Tuesday, April 7, 2015

Why is King Lear unable to recognize the Duke of Kent?

Readers have questioned why Lear is unable to recognize his familiar friend and loyal vassal the Duke of Kent when Kent returns to him disguised as Caius. Shakespeare makes it clear that Lear and Kent are very well acquainted in the following lines.
KENT: Royal Lear, Whom I have ever honour’d as my king, Loved as my father, as my master follow’d, As my great patron thought on in my prayers,--
Readers have also questioned why Lear is so gullible that he believes the outrageous flattery of his greedy daughters Goneril and Regan while failing to appreciate Cordelia's genuine love and honesty.
The Earl of Gloucester shows a similar gullibility in trusting his villainous son Edmund while turning against his loyal and loving son Edgar, then failing to recognize Edgar when the young lad appears as Mad Tom and assists and protects his father out of pure filial devotion.
Apparently Shakespeare intended for it to be understood that both Lear and Gloucester had been wise and shrewd men earlier in their lives but were becoming weak-minded in old age. This is the common denominator between the two characters. They are suffering from the early stages of senility.
Even in our own times, we see that old people are favored targets of con artists and are continuously preyed upon by petty crooks as well as sophisticated big-time swindlers. Not only that, but old people are frequently victimized by their own children, just as Lear and Gloucester are victimized in Shakespeare’s play.
Readers also ask questions about Shakespeare’s characters’ “tragic flaws,” as if Shakespeare was obliged to provide Lear, Hamlet, Othello, Macbeth, and others with their tragic flaws just because Aristotle decreed it almost two thousand years earlier. Shakespeare was a playwright, director, producer, actor, and even part-owner of the theater; Aristotle’s only exposure to the theater was sitting on a cold stone bench as a spectator. It should also be noted that Aristotle knew only Greek plays. Shakespeare deliberately violated Aristotle’s rules, as we can see in the way King Lear violates the sacrosanct Unity of Place by spreading the action all over the map of England.
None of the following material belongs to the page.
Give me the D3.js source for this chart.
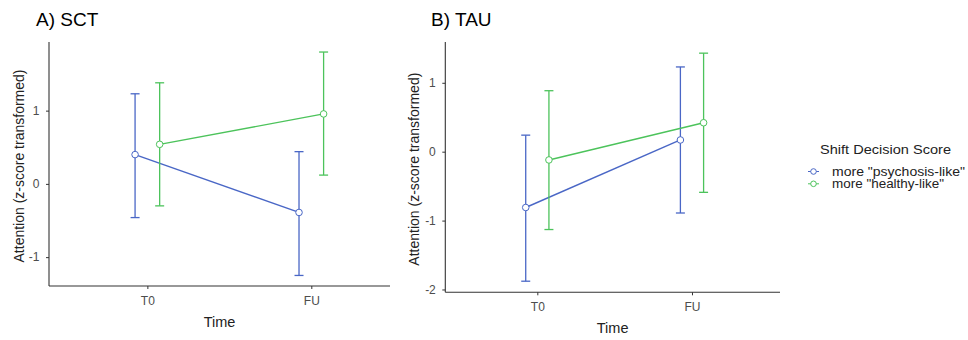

Shakespeare seemed to favor mistakes rather than character flaws as the causes of his tragedies. Both Lear and Gloucester make glaring mistakes: Lear in trusting his two older daughters, and Gloucester in trusting his bastard son. Gloucester had also made a terrible mistake years before in engaging in an adulterous union which resulted in Edmund, who is directly or indirectly responsible for the deaths of Lear, Cordelia, Goneril, Regan, Cornwall, and Edmund's own father Gloucester. Othello made a mistake in trusting Iago. Brutus made a mistake in trusting Cassius and then another mistake in trusting Antony. Julius Caesar made a mistake in trusting Brutus. Cassius, mistakenly thinking the battle is lost, in effect commits suicide by having Pindarus stab him. Messala comments,
Mistrust of good success hath done this deed.
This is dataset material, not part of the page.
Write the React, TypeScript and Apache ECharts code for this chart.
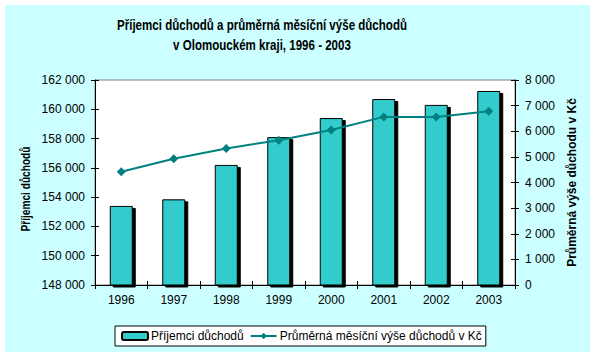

O hateful Error, Melancholy's child,
Why dost thou show to the apt thoughts of men
The things that are not? O Error, soon conceived,
Thou never com'st unto a happy birth,
But kill'st the mother that engendered thee.
Romeo and Juliet both died because of their mistakes. Macbeth was mistaken in listening to his wife and to the three witches. King Duncan was mistaken in trusting Macbeth and the vicious Lady Macbeth. Prospero, in The Tempest, was mistaken in trusting his brother Antonio and letting him run the government while he buried himself in his mystical books.
Lear fails to recognize Caius as Kent, and Gloucester fails to recognize Edgar as his son, for the same reasons that Lear disowned Cordelia and banished Kent, and for the same reasons that Gloucester was so easily turned against Edgar.